The ethnic children and women in Naogaon district have been suffering from malnutrition due to disappearance of the sources of nutrition triggered by drought.
"In the past, we passed our days by eating eel, fish, crab and snail, which were abundant here, to meet our nutritional demand. But those have disappeared from our locality for lack of rainfall. That's why we have been suffering from malnutrition," said Parbati Akkata, a woman of Oraon community at Porsha upazila.
"We have no enough affordability to eat meat," she said, "So, now we only eat vegetables grown in wild and on the homestead premises."
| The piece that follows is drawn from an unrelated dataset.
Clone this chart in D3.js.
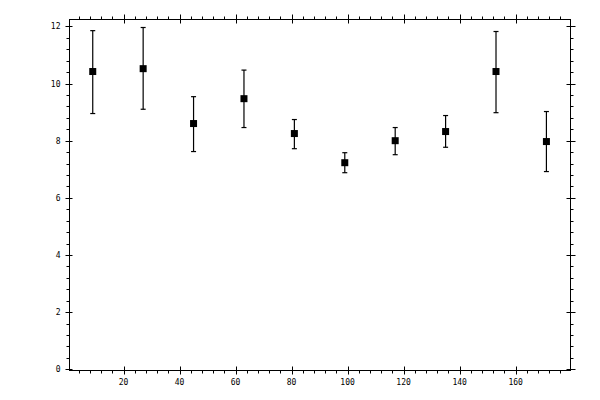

Ataur Rahman, programme officer of local NGO Barendrabhumi Samaj Unnayan Sangstha (BSDO), said the aquatic animals like eel, fish, crab and snail are the main sources for the plain-land ethic people to meet their nutritional demand.
But, he said, the habitats of those species – waterbodies and canals – are being dried up there due to poor rainfall, destroying the sources of nutrition.
Ataur said the ethnic women and children have been suffered more from malnutrition since the poor ethnic households do not have enough affordability to buy nutritional food items like meat and fish.
Water scarcity is a common phenomenon in the Barind region during the dry season. But, even in monsoon, the Naogaon district now experiences poor rainfall due to changes in precipitation pattern, caused by climate change, contributing a prolonged drought there that damages Aman paddy fields of ethic people.
"Last year, my Aman paddy fields were dried up for lack of rainfall. I harvested only 100 kilograms of paddy in one bigha of land. Paddy depends on rainwater. We have planted paddy this year, but I do not know whether we would be able to harvest paddy or not," Sukur Oraon, a sharecropper, said.
"No rain, no crop. If rains do not occur, the paddy fields will dry up this year too," he added.
In Barind region, the plain-land ethnic people are landless and they (both man and women) work as agriculture labourers or sharecroppers. Aman paddy is the lone crop, which depends on rainwater, in the region.
Frequent droughts, poor precipitation and higher temperature, caused by climate change, have driven the landlords to leave paddy cultivation and switch to profitable cash crops.
Ataur said if the paddy of ethnic people dry up for lack of rainfall, they would have to face food crisis, resulting malnutrition among them, particularly among the women and children.